While many would take a leave of absence, especially having to endure something as traumatic as getting vehemently injured, Malala made it her responsibility to lead a revolution for education and Shiza is the woman helping to fuel the incredible movement.
Shiza handles the finances, manages the organizations’ plans and goals, mentors Malala, and beyond. She’s also become nearly nomadic with the amount of traveling she does to guarantee Malala Fund’s success. When I asked her about what her own personal goals, other than the organization’s, she answered, “I just want to make sure that I do my best in helping to bring education to girls, and I want to see Malala Fund grow. I don’t think it’ll ever be as big as organizations like UNICEF, but I want Malala Fund to help bring these issues to other major groups’ attention so we can make sure all girls have the opportunity to go to school.”
“I don’t think I even deserved for Time to award me with such a title,” she says regarding Time Magazine listing her in their reputable World Changers roster. “There are far more people who deserve to be heard, I’m just one of the lucky ones who have the opportunity.
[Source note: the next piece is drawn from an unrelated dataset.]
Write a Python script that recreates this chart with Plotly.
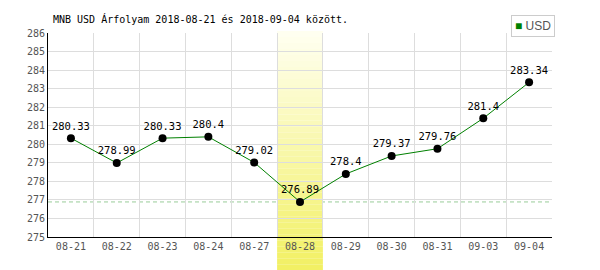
import plotly.graph_objects as go

dates = ["08-21", "08-22", "08-23", "08-24", "08-27", "08-28", "08-29", "08-30", "08-31", "09-03", "09-04"]
usd = [280.33, 278.99, 280.33, 280.4, 279.02, 276.89, 278.4, 279.37, 279.76, 281.4, 283.34]
labels = ["280.33", "278.99", "280.33", "280.4", "279.02", "276.89", "278.4", "279.37", "279.76", "281.4", "283.34"]
series_name = "USD"
highlight = "08-28"
title = "MNB USD Árfolyam 2018-08-21 és 2018-09-04 között."
y_ticks = list(range(275, 287))

mono = "DejaVu Sans Mono"
fig = go.Figure()

fig.add_trace(go.Scatter(
    x=dates, y=usd, mode="lines+markers+text", text=labels, name=series_name,
    textposition="top center", textfont=dict(family=mono, size=10.5, color="#000"),
    line=dict(color="#008000", width=1), marker=dict(color="#000", size=8),
    showlegend=False, cliponaxis=False))

shapes = []
shapes.append(dict(type="line", xref="paper", yref="y", x0=0, x1=1, y0=min(usd), y1=min(usd),
                   line=dict(color="#99cc99", width=1, dash="4px,3px"), layer="between"))
hi = dates.index(highlight)
n = 40
top, bot = 1.01, -0.165
c0 = (255, 255, 240)
c1 = (242, 240, 100)
for i in range(n):
    t = i / (n - 1)
    col = tuple(int(round(c0[k] + (c1[k] - c0[k]) * t)) for k in range(3))
    ya = top + (bot - top) * i / n
    yb = top + (bot - top) * (i + 1) / n
    shapes.append(dict(type="rect", xref="x", yref="paper", x0=hi - 0.5, x1=hi + 0.5,
                       y0=yb, y1=ya, fillcolor="rgb(%d,%d,%d)" % col,
                       line=dict(width=0), layer="between"))

legend_ann = dict(
    xref="paper", yref="paper", x=(511 - 48) / 504, y=(237 - 15) / 204,
    xanchor="left", yanchor="top", showarrow=False, align="left",
    text="<span style='color:#008000'>■</span> " + series_name,
    font=dict(family="Liberation Sans Narrow, Liberation Sans", size=12, color="#555"),
    bordercolor="#cccccc", borderwidth=1, borderpad=3, bgcolor="white")

fig.update_layout(
    width=600, height=270,
    margin=dict(l=48, r=48, t=33, b=33),
    paper_bgcolor="white", plot_bgcolor="white",
    title=dict(text=title, x=53 / 600, xanchor="left", y=1 - 19 / 270, yanchor="middle",
               font=dict(family=mono, size=10, color="#000")),
    xaxis=dict(type="category", range=[-0.5, len(dates) - 0.5], tickson="boundaries",
               showgrid=True, gridcolor="#dddddd", gridwidth=1,
               showline=True, linecolor="#000", linewidth=1, ticks="",
               tickfont=dict(family=mono, size=10, color="#555"), fixedrange=True),
    yaxis=dict(range=[275, 286], tickvals=y_ticks, showgrid=True, gridcolor="#dddddd",
               showline=True, linecolor="#000", linewidth=1, ticks="", zeroline=False,
               tickfont=dict(family=mono, size=10, color="#555"), fixedrange=True),
    annotations=[legend_ann],
    shapes=shapes,
    showlegend=False,
)

fig.write_html("out.html")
Malala deserved the Nobel Peace Prize... and she deserves to have millions of followers on social media.” Yet our culture pries more on risqué Hollywood society then we do with what truly matters.
Her selflessness puts things to perspective. As she and Malala lead this fight for something as simple as education, a basic human right in my eyes, I can’t help but review America’s own residents and feel alarmed as to what our families and their children value.
From my perspective, far too many children here in America cherish time with their iPads and iPhones yet they blatantly ignore the vitality of school. I don’t think I’ll ever be used to the growing amount of technology that is used throughout all generations, and especially toddlers’ profound knowledge of app consumption. When I asked Shiza about this issue, she attributes it to the school systems. “I don’t know much about American schools, but I think Americans have this mindset where they value things like mathematics over art or dance. People think mathematics is more beneficial, and therefore they eliminate those extra curricular activities leaving children with subjects that they may find to be burdens. People don’t allow for children to explore their creative sides and their full potentials, so we deprive them the fun of learning.”
What people don’t realize is, education isn’t just about learning how to punch numbers, or how to decipher a Robert Frost poem. Educating a girl helps to empower her, to help her understand her abilities and how to use them outside the classroom in order to change her world and to change the world around her... for the better. Malala Fund is doing just that; the organization is giving girls the opportunity to use their voices to demand change and to triumph in their future endeavors. And this is why Shiza and Malala are considered the game changers of our future.
When Shiza spoke, this alluring air just happens to be evoked... making it easy to be persuaded by her words. This allure is her confidence, her charm, and her wits. When she told me of her story and her dream of changing the course of girls’ education, I couldn’t help but drop my jaw out of utter amazement. “Wow, that was a mouthful wasn’t it?” she laughs as she concluded her response. I was speechless.